In fact, trips to natural beaches generate about 35 million CO2 tons per year, mainly from car and plane rides. However, this could change with Public Access Lagoons™ projects, also known as PAL™ projects, as they would reduce the carbon footprint.

With PAL™ projects, city dwellers can access the beach walking, biking, through public transportation, or by driving to the urban beach entertainment complex instead of having to take a plane to reach a distant natural beach destination.

Thus, the estimated 484 PAL™ projects worldwide would each receive at least 800,000 visitors annually, and would decrease by around 50% the visits to natural beaches, resulting in hundreds of millions of fewer trips, with a considerable reduction in carbon footprint, which is much more than any other known technologies is currently achieving.

So, bringing the beach lifestyle to the city through PAL™ developments the total carbon footprint can be reduced by more than 40%, nearly 14 million tons of CO2, just reducing transportation to beaches and focused on people going to PAL™ developments in the middle of cities.

PAL™ lagoons are changing the lives of millions of people living in urban settings by bringing a portion of the ocean to their doorstep, similar to what happened 200 years ago when urban parks were created.
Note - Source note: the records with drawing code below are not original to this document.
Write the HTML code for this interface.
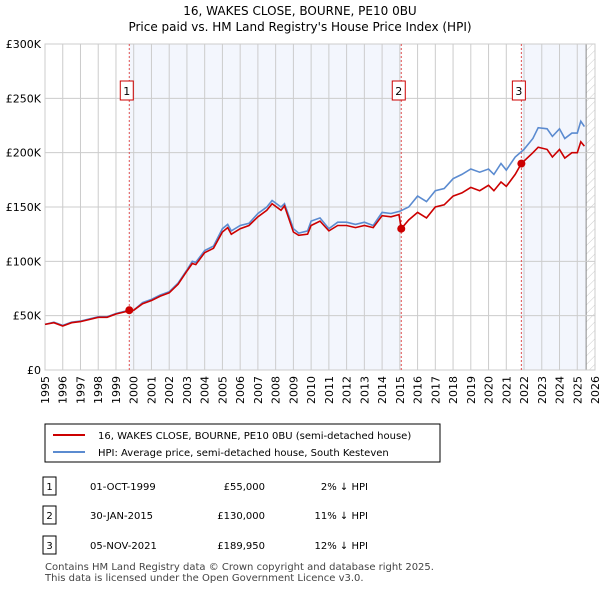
<!DOCTYPE html>
<html><head><meta charset="utf-8"><style>
body{margin:0;background:#fff;font-family:"Liberation Sans","DejaVu Sans",sans-serif;}
svg text{font-family:"DejaVu Sans","Liberation Sans",sans-serif;}
</style></head><body>
<svg id="c" width="600" height="590" xmlns="http://www.w3.org/2000/svg">
<defs><pattern id="h" width="6" height="6" patternUnits="userSpaceOnUse" patternTransform="rotate(45)"><line x1="0" y1="0" x2="0" y2="6" stroke="#ccc" stroke-width="1"/></pattern></defs>
<text x="300" y="15" text-anchor="middle" font-size="12">16, WAKES CLOSE, BOURNE, PE10 0BU</text>
<text x="300" y="31" text-anchor="middle" font-size="12">Price paid vs. HM Land Registry's House Price Index (HPI)</text>
<g id="plot"></g>
<g>
<rect x="45" y="424" width="395" height="38" fill="#fff" stroke="#000" stroke-width="1"/>
<line x1="53" y1="435" x2="85" y2="435" stroke="#cc0000" stroke-width="2"/>
<text x="98" y="439" font-size="10">16, WAKES CLOSE, BOURNE, PE10 0BU (semi-detached house)</text>
<line x1="53" y1="452" x2="85" y2="452" stroke="#5b8bd0" stroke-width="2"/>
<text x="98" y="456" font-size="10">HPI: Average price, semi-detached house, South Kesteven</text>
</g>
<g id="tbl" font-size="10"></g>
<text x="45" y="570" font-size="10" fill="#444">Contains HM Land Registry data © Crown copyright and database right 2025.</text>
<text x="45" y="581" font-size="10" fill="#444">This data is licensed under the Open Government Licence v3.0.</text>
</svg>
<script>
const hpiYears=[1995,1995.5,1996,1996.5,1997,1997.5,1998,1998.5,1999,1999.5,2000,2000.5,2001,2001.5,2002,2002.5,2003,2003.3,2003.5,2004,2004.5,2005,2005.3,2005.5,2006,2006.5,2007,2007.5,2007.8,2008.3,2008.5,2009,2009.3,2009.8,2010,2010.5,2011,2011.5,2012,2012.5,2013,2013.5,2014,2014.5,2015,2015.5,2016,2016.5,2017,2017.5,2018,2018.5,2019,2019.5,2020,2020.3,2020.7,2021,2021.5,2022,2022.5,2022.8,2023.3,2023.6,2024,2024.3,2024.7,2025,2025.2,2025.4];
const hpiValues=[42,44,41,44,45,47,49,49,52,54,55,62,65,69,72,80,92,100,99,110,114,130,134,128,133,135,144,150,156,150,153,130,126,128,137,140,130,136,136,134,136,133,145,144,146,150,160,155,165,167,176,180,185,182,185,180,190,184,196,203,213,223,222,215,222,213,218,218,229,224];
const ppYears=[1995,1995.5,1996,1996.5,1997,1997.5,1998,1998.5,1999,1999.5,2000,2000.5,2001,2001.5,2002,2002.5,2003,2003.3,2003.5,2004,2004.5,2005,2005.3,2005.5,2006,2006.5,2007,2007.5,2007.8,2008.3,2008.5,2009,2009.3,2009.8,2010,2010.5,2011,2011.5,2012,2012.5,2013,2013.5,2014,2014.5,2014.95,2015.08,2015.5,2016,2016.5,2017,2017.5,2018,2018.5,2019,2019.5,2020,2020.3,2020.7,2021,2021.5,2021.85,2022.5,2022.8,2023.3,2023.6,2024,2024.3,2024.7,2025,2025.2,2025.4];
const ppValues=[42,43.5,40.5,43.5,44.5,46.5,48.5,48.5,51.5,53.5,55,61,64,68,71,79,91,98,97,108,112,127,131,125,130,133,141,147,153,147,151,127,124,125,133,137,128,133,133,131,133,131,142,141,143,130,138,145,140,150,152,160,163,168,165,170,165,173,169,180,190,200,205,203,196,203,195,200,200,210,206];
const saleYears=[1999.75,2015.08,2021.85];
const salePrices=[55,130,189.95];
const saleLabels=["1","2","3"];
const tickYears=[1995,1996,1997,1998,1999,2000,2001,2002,2003,2004,2005,2006,2007,2008,2009,2010,2011,2012,2013,2014,2015,2016,2017,2018,2019,2020,2021,2022,2023,2024,2025,2026];
const yTicks=[0,50,100,150,200,250,300];
const yTickLabels=["£0","£50K","£100K","£150K","£200K","£250K","£300K"];
const tableDates=["01-OCT-1999","30-JAN-2015","05-NOV-2021"];
const tablePrices=["£55,000","£130,000","£189,950"];
const tableHpi=["2% ↓ HPI","11% ↓ HPI","12% ↓ HPI"];

const NS="http://www.w3.org/2000/svg";
const L=45,R=595,T=44,B=370,x0=1995,x1=2026,ymax=300;
const X=y=>L+(y-x0)/(x1-x0)*(R-L);
const Y=v=>B-v/ymax*(B-T);
const g=document.getElementById('plot');
function el(t,a,p){const e=document.createElementNS(NS,t);for(const k in a)e.setAttribute(k,a[k]);(p||g).appendChild(e);return e;}
let s=el('rect',{x:X(saleYears[0]),y:T,width:X(saleYears[1])-X(saleYears[0]),height:B-T,fill:'#eef2fc',opacity:0.7});


s=el('rect',{x:X(saleYears[2]),y:T,width:X(2025.5)-X(saleYears[2]),height:B-T,fill:'#eef2fc',opacity:0.7});


s=el('rect',{x:X(2025.5),y:T,width:R-X(2025.5),height:B-T,fill:'url(#h)'});


el('line',{x1:X(2025.5),y1:T,x2:X(2025.5),y2:B,stroke:'#888'});
tickYears.forEach(t=>{
 const ln=el('line',{x1:X(t),y1:T,x2:X(t),y2:B,stroke:'#ccc'});
 
 
 const tx=el('text',{x:0,y:0,'font-size':11,'text-anchor':'end',transform:`translate(${X(t)+4},${B+6}) rotate(-90)`});
 tx.textContent=t;
 
 
});
yTicks.forEach((v,i)=>{
 const ln=el('line',{x1:L,y1:Y(v),x2:R,y2:Y(v),stroke:'#ccc'});
 
 
 const tx=el('text',{x:L-4,y:Y(v)+4,'font-size':11,'text-anchor':'end'});
 tx.textContent=yTickLabels[i];
 
 
});
el('rect',{x:L,y:T,width:R-L,height:B-T,fill:'none',stroke:'#ccc'});
saleYears.forEach((sy,i)=>{
 const ln=el('line',{x1:X(sy),y1:T,x2:X(sy),y2:B,stroke:'#e05050','stroke-dasharray':'2,2'});
 
 
 const bx=el('rect',{x:X(sy)-9,y:81,width:13,height:19,fill:'#fff',stroke:'#cc0000'});
 
 
 const tx=el('text',{x:X(sy)-2.5,y:95,'font-size':11,'text-anchor':'middle'});
 tx.textContent=saleLabels[i];
 
 
});
const pts=(xs,vs)=>xs.map((x,i)=>X(x).toFixed(1)+','+Y(vs[i]).toFixed(1)).join(' ');
let p=el('polyline',{points:pts(hpiYears,hpiValues),fill:'none',stroke:'#5b8bd0','stroke-width':1.6});


p=el('polyline',{points:pts(ppYears,ppValues),fill:'none',stroke:'#cc0000','stroke-width':1.6});


saleYears.forEach((sy,i)=>{
 const c=el('circle',{cx:X(sy),cy:Y(salePrices[i]),r:4,fill:'#cc0000'});
 
 
});
const tb=document.getElementById('tbl');
[486,515,545].forEach((ry,i)=>{
 const b=el('rect',{x:43,y:ry-9,width:13,height:18,fill:'#fff',stroke:'#000'},tb);
 
 
 let t=el('text',{x:49.5,y:ry+4,'text-anchor':'middle'},tb);t.textContent=saleLabels[i];
 
 
 t=el('text',{x:90,y:ry+4},tb);t.textContent=tableDates[i];
 
 
 t=el('text',{x:265,y:ry+4,'text-anchor':'end'},tb);t.textContent=tablePrices[i];
 
 
 t=el('text',{x:368,y:ry+4,'text-anchor':'end'},tb);t.textContent=tableHpi[i];
 
 
});
</script>
</body></html>
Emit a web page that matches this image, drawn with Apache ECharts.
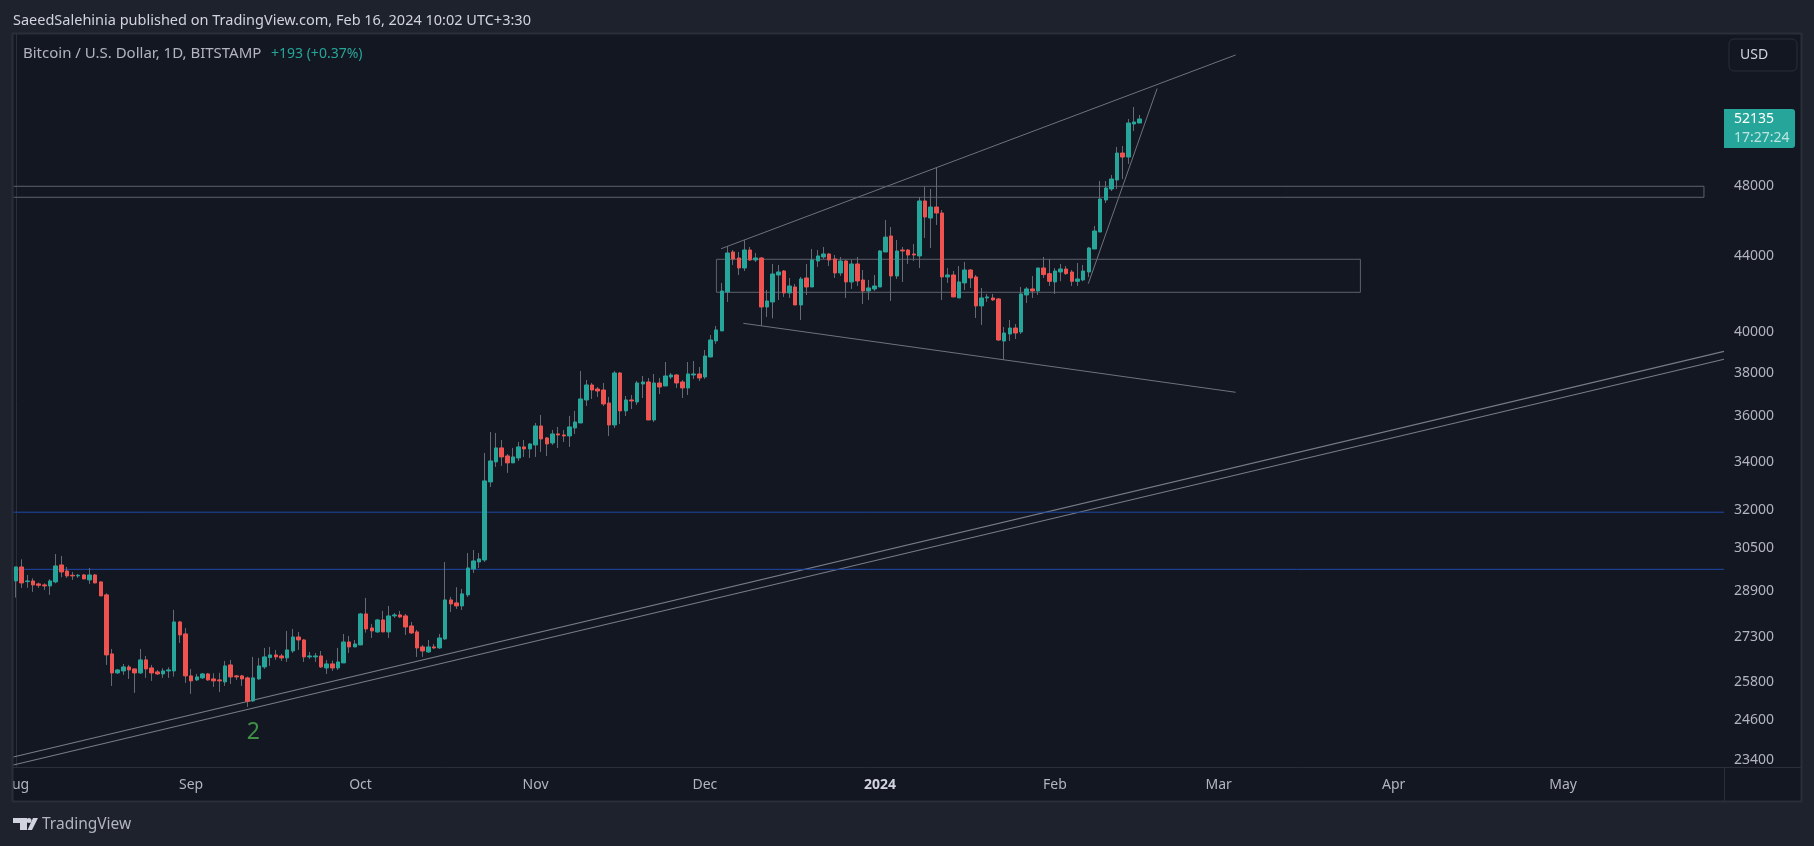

Today, most cities around the world consider parks and green areas a part of their configuration. The same phenomenon is happening with Public Access Lagoons™ developments. People will no longer have to travel to the ocean; they will find it a few steps away.

One of the main characteristics of Crystal Lagoons technology is its sustainability and not only because it reduces the carbon footprint. This innovation allows crystalline lagoons of unlimited sizes to be built and maintained at very low costs globally by having low water consumption and using a minimum amount of additives and energy.